## begin INPUT RECORDS

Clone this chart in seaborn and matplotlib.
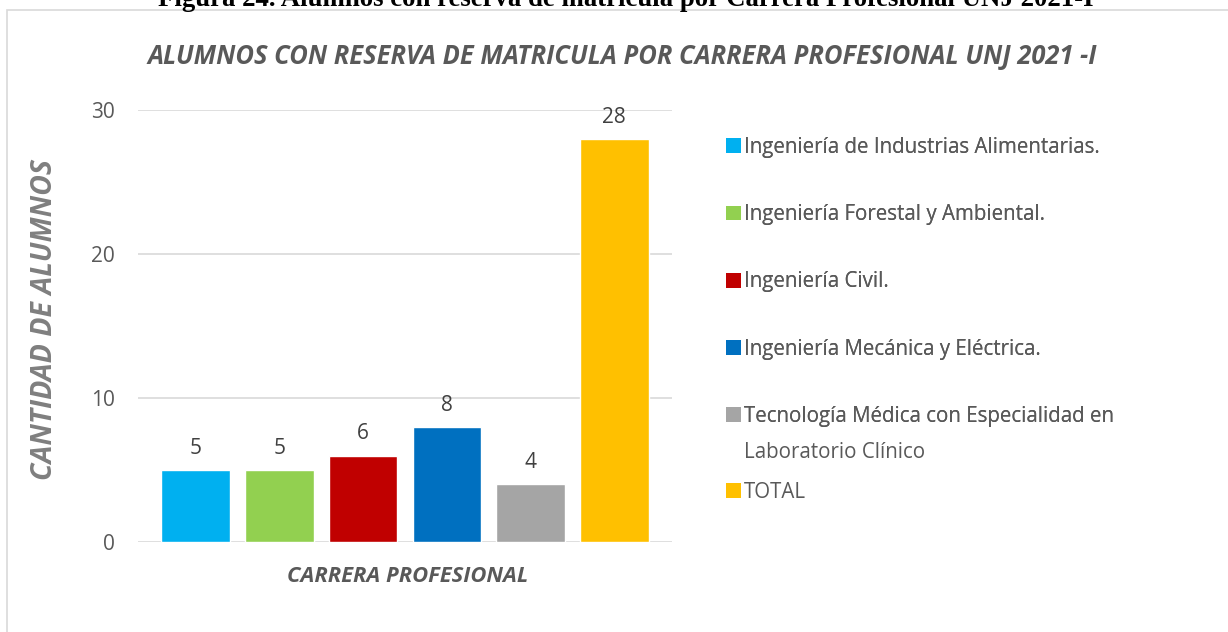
import matplotlib
matplotlib.use("Agg")
import matplotlib.pyplot as plt
import seaborn as sns
import pandas as pd
from matplotlib.patches import Patch, Rectangle

# datos
carreras = [
    "Ingeniería de Industrias Alimentarias.",
    "Ingeniería Forestal y Ambiental.",
    "Ingeniería Civil.",
    "Ingeniería Mecánica y Eléctrica.",
    "Tecnología Médica con Especialidad en Laboratorio Clínico",
    "TOTAL",
]
alumnos = [5, 5, 6, 8, 4, 28]
colores = ["#00b0f0", "#92d050", "#c00000", "#0070c0", "#a5a5a5", "#ffc000"]

df = pd.DataFrame({"carrera": carreras, "alumnos": alumnos})

sns.set_style("white")
plt.rcParams["font.family"] = ["Open Sans", "DejaVu Sans"]

gris = "#595959"

fig = plt.figure(figsize=(12.28, 6.32), dpi=100)
ax = fig.add_axes([138 / 1228, 1 - 542 / 632, (672 - 138) / 1228, (542 - 110) / 632])

sns.barplot(data=df, x="carrera", y="alumnos", hue="carrera", palette=colores,
            width=0.82, legend=False, ax=ax, saturation=1)

for cont in ax.containers:
    ax.bar_label(cont, padding=8, fontsize=15, color="#404040")

ax.set_ylim(0, 30)
ax.set_yticks([0, 10, 20, 30])
ax.set_xlim(-0.69, 5.69)
ax.set_xticks([])
ax.set_xlabel("")
ax.set_ylabel("")
ax.grid(axis="y", color="#d9d9d9", linewidth=1.2)
ax.set_axisbelow(True)
for s in ax.spines.values():
    s.set_visible(False)
ax.tick_params(axis="y", length=0, pad=16.5, labelsize=15, labelcolor=gris)

# textos
fig.text(622 / 1228, 1 - 57 / 632, "ALUMNOS CON RESERVA DE MATRICULA POR CARRERA PROFESIONAL UNJ 2021 -I",
         ha="center", va="center", fontsize=18.4, fontweight="bold", fontstyle="italic", color=gris)
fig.text(45 / 1228, 1 - 320 / 632, "CANTIDAD DE ALUMNOS", rotation=90, ha="center", va="center",
         fontsize=20.5, fontweight="bold", fontstyle="italic", color="#7f7f7f")
fig.text(408 / 1228, 1 - 576 / 632, "CARRERA PROFESIONAL", ha="center", va="center",
         fontsize=15.8, fontweight="bold", fontstyle="italic", color=gris)
fig.text(626 / 1228, 1 - 6 / 632,
         "Figura 24. Alumnos con reserva de matrícula por Carrera Profesional UNJ 2021-I",
         ha="center", va="baseline", fontsize=19.3, fontweight="bold",
         family="Liberation Serif", color="black")

# marco del gráfico
fig.patches.append(Rectangle((7 / 1228, -0.05), 1.1, 1 - 10 / 632 + 0.05,
                             transform=fig.transFigure, fill=False,
                             edgecolor="#d9d9d9", linewidth=1.2))

# leyenda
h1 = [Patch(facecolor=c, edgecolor="none") for c in colores[:5]]
l1 = carreras[:4] + ["Tecnología Médica con Especialidad en"]
estilo = dict(loc="upper left", frameon=False, fontsize=14.8, labelcolor=gris,
              handlelength=0.72, handleheight=0.72, handletextpad=0.15,
              borderpad=0, borderaxespad=0)
leg1 = fig.legend(h1, l1, bbox_to_anchor=(726 / 1228, 1 - 137 / 632),
                  labelspacing=2.25, **estilo)
h2 = [Patch(facecolor="none", edgecolor="none"), Patch(facecolor=colores[5], edgecolor="none")]
leg2 = fig.legend(h2, ["Laboratorio Clínico", "TOTAL"],
                  bbox_to_anchor=(726 / 1228, 1 - 442 / 632),
                  labelspacing=0.9, **estilo)
fig.add_artist(leg1)

fig.savefig("out.png", dpi=100)
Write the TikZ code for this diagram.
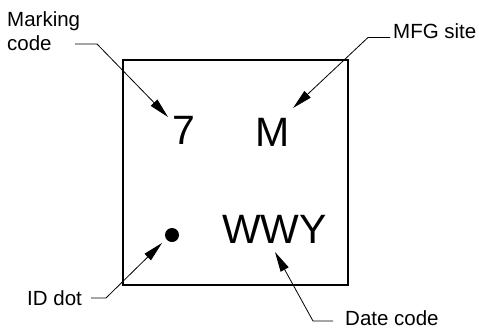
\documentclass[tikz,border=0pt]{standalone}
\usepackage{fontspec}
\setmainfont{Liberation Sans}
\usetikzlibrary{arrows.meta}
\begin{document}
\begin{tikzpicture}[x=1pt,y=-1pt,
  lbl/.style={inner sep=0pt, font=\fontsize{20.5}{24}\selectfont, anchor=base west},
  big/.style={inner sep=0pt, font=\fontsize{41}{45}\selectfont, anchor=base west},
  leader/.style={line width=0.8pt, -{Triangle[length=20pt,width=9pt]}},
  chip/.style={draw, line width=2.2pt, inner sep=0pt, minimum width=225pt, minimum height=225pt}
  ]
\useasboundingbox (0,0) rectangle (479,330);
% package outline
\node[chip] (pkg) at (235.5,172.5) {};
% texts inside
\node[big] (seven) at (172,144) {7};
\node[big] (mfg) at (255,146.5) {M};
\node[big] (wwy) at (222,243) {WWY};
\fill (172,235) circle[radius=7pt];
\coordinate (iddot) at (172,235);
% labels
\node[lbl, anchor=north west, align=left] (lmark) at (7,11.3) {Marking\\code};
\node[lbl] (lmfg) at (393,38) {MFG site};
\node[lbl] (lid) at (27,305) {ID dot};
\node[lbl] (ldate) at (345,325) {Date code};
% leader knees and tips
\coordinate (m0) at (75,44);   \coordinate (m1) at (97,44);   \coordinate (mt) at (168,117);
\coordinate (f0) at (390,37.5);\coordinate (f1) at (368,37.5);\coordinate (ft) at (293,108);
\coordinate (i0) at (91,298);  \coordinate (i1) at (106,298); \coordinate (it) at (162,243);
\coordinate (d0) at (333,321); \coordinate (d1) at (313,321); \coordinate (dt) at (275,252);
\draw[leader] (m0) -- (m1) -- (mt);
\draw[leader] (f0) -- (f1) -- (ft);
\draw[leader] (i0) -- (i1) -- (it);
\draw[leader] (d0) -- (d1) -- (dt);
\end{tikzpicture}
\end{document}
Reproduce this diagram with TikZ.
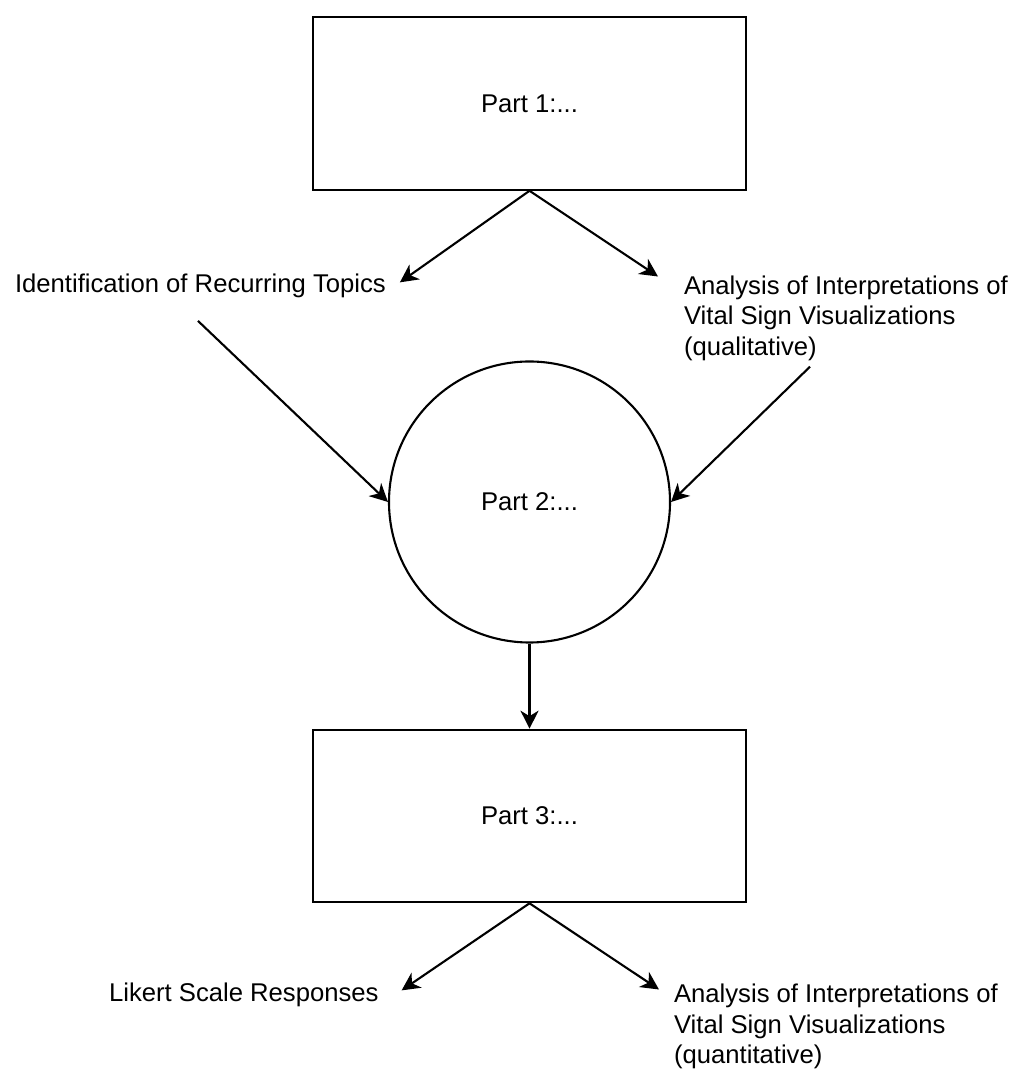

## end INPUT RECORDS

STATED PROBLEM: Every record above should be written out again without change, except that the pictures are left out.

EXPECTED ANSWER:
Clone this chart in seaborn and matplotlib.
import matplotlib
matplotlib.use("Agg")
import matplotlib.pyplot as plt
import seaborn as sns
import pandas as pd
from matplotlib.patches import Patch, Rectangle

# datos
carreras = [
    "Ingeniería de Industrias Alimentarias.",
    "Ingeniería Forestal y Ambiental.",
    "Ingeniería Civil.",
    "Ingeniería Mecánica y Eléctrica.",
    "Tecnología Médica con Especialidad en Laboratorio Clínico",
    "TOTAL",
]
alumnos = [5, 5, 6, 8, 4, 28]
colores = ["#00b0f0", "#92d050", "#c00000", "#0070c0", "#a5a5a5", "#ffc000"]

df = pd.DataFrame({"carrera": carreras, "alumnos": alumnos})

sns.set_style("white")
plt.rcParams["font.family"] = ["Open Sans", "DejaVu Sans"]

gris = "#595959"

fig = plt.figure(figsize=(12.28, 6.32), dpi=100)
ax = fig.add_axes([138 / 1228, 1 - 542 / 632, (672 - 138) / 1228, (542 - 110) / 632])

sns.barplot(data=df, x="carrera", y="alumnos", hue="carrera", palette=colores,
            width=0.82, legend=False, ax=ax, saturation=1)

for cont in ax.containers:
    ax.bar_label(cont, padding=8, fontsize=15, color="#404040")

ax.set_ylim(0, 30)
ax.set_yticks([0, 10, 20, 30])
ax.set_xlim(-0.69, 5.69)
ax.set_xticks([])
ax.set_xlabel("")
ax.set_ylabel("")
ax.grid(axis="y", color="#d9d9d9", linewidth=1.2)
ax.set_axisbelow(True)
for s in ax.spines.values():
    s.set_visible(False)
ax.tick_params(axis="y", length=0, pad=16.5, labelsize=15, labelcolor=gris)

# textos
fig.text(622 / 1228, 1 - 57 / 632, "ALUMNOS CON RESERVA DE MATRICULA POR CARRERA PROFESIONAL UNJ 2021 -I",
         ha="center", va="center", fontsize=18.4, fontweight="bold", fontstyle="italic", color=gris)
fig.text(45 / 1228, 1 - 320 / 632, "CANTIDAD DE ALUMNOS", rotation=90, ha="center", va="center",
         fontsize=20.5, fontweight="bold", fontstyle="italic", color="#7f7f7f")
fig.text(408 / 1228, 1 - 576 / 632, "CARRERA PROFESIONAL", ha="center", va="center",
         fontsize=15.8, fontweight="bold", fontstyle="italic", color=gris)
fig.text(626 / 1228, 1 - 6 / 632,
         "Figura 24. Alumnos con reserva de matrícula por Carrera Profesional UNJ 2021-I",
         ha="center", va="baseline", fontsize=19.3, fontweight="bold",
         family="Liberation Serif", color="black")

# marco del gráfico
fig.patches.append(Rectangle((7 / 1228, -0.05), 1.1, 1 - 10 / 632 + 0.05,
                             transform=fig.transFigure, fill=False,
                             edgecolor="#d9d9d9", linewidth=1.2))

# leyenda
h1 = [Patch(facecolor=c, edgecolor="none") for c in colores[:5]]
l1 = carreras[:4] + ["Tecnología Médica con Especialidad en"]
estilo = dict(loc="upper left", frameon=False, fontsize=14.8, labelcolor=gris,
              handlelength=0.72, handleheight=0.72, handletextpad=0.15,
              borderpad=0, borderaxespad=0)
leg1 = fig.legend(h1, l1, bbox_to_anchor=(726 / 1228, 1 - 137 / 632),
                  labelspacing=2.25, **estilo)
h2 = [Patch(facecolor="none", edgecolor="none"), Patch(facecolor=colores[5], edgecolor="none")]
leg2 = fig.legend(h2, ["Laboratorio Clínico", "TOTAL"],
                  bbox_to_anchor=(726 / 1228, 1 - 442 / 632),
                  labelspacing=0.9, **estilo)
fig.add_artist(leg1)

fig.savefig("out.png", dpi=100)
Write the TikZ code for this diagram.
\documentclass[tikz,border=0pt]{standalone}
\usepackage{fontspec}
\setmainfont{Liberation Sans}
\usetikzlibrary{arrows.meta}
\begin{document}
\begin{tikzpicture}[x=1pt,y=-1pt,
  lbl/.style={inner sep=0pt, font=\fontsize{20.5}{24}\selectfont, anchor=base west},
  big/.style={inner sep=0pt, font=\fontsize{41}{45}\selectfont, anchor=base west},
  leader/.style={line width=0.8pt, -{Triangle[length=20pt,width=9pt]}},
  chip/.style={draw, line width=2.2pt, inner sep=0pt, minimum width=225pt, minimum height=225pt}
  ]
\useasboundingbox (0,0) rectangle (479,330);
% package outline
\node[chip] (pkg) at (235.5,172.5) {};
% texts inside
\node[big] (seven) at (172,144) {7};
\node[big] (mfg) at (255,146.5) {M};
\node[big] (wwy) at (222,243) {WWY};
\fill (172,235) circle[radius=7pt];
\coordinate (iddot) at (172,235);
% labels
\node[lbl, anchor=north west, align=left] (lmark) at (7,11.3) {Marking\\code};
\node[lbl] (lmfg) at (393,38) {MFG site};
\node[lbl] (lid) at (27,305) {ID dot};
\node[lbl] (ldate) at (345,325) {Date code};
% leader knees and tips
\coordinate (m0) at (75,44);   \coordinate (m1) at (97,44);   \coordinate (mt) at (168,117);
\coordinate (f0) at (390,37.5);\coordinate (f1) at (368,37.5);\coordinate (ft) at (293,108);
\coordinate (i0) at (91,298);  \coordinate (i1) at (106,298); \coordinate (it) at (162,243);
\coordinate (d0) at (333,321); \coordinate (d1) at (313,321); \coordinate (dt) at (275,252);
\draw[leader] (m0) -- (m1) -- (mt);
\draw[leader] (f0) -- (f1) -- (ft);
\draw[leader] (i0) -- (i1) -- (it);
\draw[leader] (d0) -- (d1) -- (dt);
\end{tikzpicture}
\end{document}
Reproduce this diagram with TikZ.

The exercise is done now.